The city of Chicago has been making a major effort to reduce its energy usage and storm water runoff. The efforts have been led by its mayor, Richard Daley. When the city renovates or builds public buildings, it installs green roofs and special drains to handle rainwater.
Atop the scalding eighth-floor roof of the Chicago Cultural Center, workers dripped sweat as they planted row upon tidy row of hardy plants, the latest signal of one big-city government's determination to be green.Washington really could use some programs like this. Green roofs are known to reduce a building's temperature, and therefore energy usage, on hot summer days. When I look around my downtown neighborhood, I see plenty of flat roofs, and thus plenty of opportunities for planting if someone took the initiative. It would be wonderful if the roof outside my window had shrubs instead of bare asphalt. Shade trees reduce the temperature at street level and in the surrounding buildings.
On other downtown rooftops, tall corkscrew-shaped turbines will bridle the winds that race across the plains. A new roof on Chicago's vast convention center will channel 55 million gallons of rainwater a year into Lake Michigan instead of overburdened storm drains....
Since Daley began investing tax dollars in greening the city, Chicago has planted as many as 400,000 trees, according to city spokesmen. It employs more arborists than any city in the country. There are 2.5 million square feet of green roofs completed or under construction, boosted by expedited permitting and density bonuses for developers who embrace the concept....
Daley is an especially big fan of green roofs. The City Hall roof, planted with more than 150 varieties of plants, is often 50 degrees cooler in summer than nearby asphalt roofs, whose temperatures can reach 170 degrees.
I am not sure that DC is the ideal location for wind energy. The air here tends to be still, especially in summer. Solar power, however, could work, but again it would require initiative.

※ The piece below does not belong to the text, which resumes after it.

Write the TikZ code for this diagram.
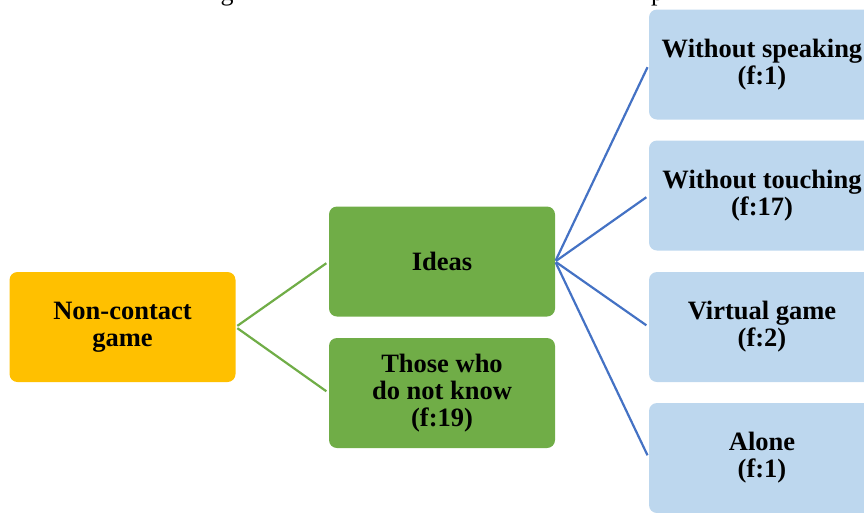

Getting people to take the initiative can be difficult. The beauty of Chicago's program is that the city offers incentives for responsible building. There, efforts in the private sector have been driven in part by government programs to encourage smarter and greener planning.
Earlier this year, the city issued $1 million in grants for solar thermal panels that generate hot water. Staffers focused on high-volume water users, including laundromats and health clubs. For the past year, the city has waived a service fee -- typically $5,000 to $50,000 -- for developers willing to install a green roof. The projects are assigned to reviewers empowered to expedite approval.I wonder if our mayoral candidates could be persuaded to propose such incentive programs. It would help a great deal, especially in the summer when energy use peaks. Reducing storm water runoff could also help with the restoration of the Anacostia River, which suffers from storm drain and sewer overflows.
Michael Yannell intends to take advantage of initiatives for the "net zero energy use" house he is building in Ravenswood. If all goes well, the house will generate more energy than it needs. He expects a property tax break and a $5,000 grant for a rainwater collection system.
Unfortunately, as the article notes, such measures will not solve all problems. But they are a step in the right direction, and anything that can be done to reduce a city's environmental impact will help in the long run.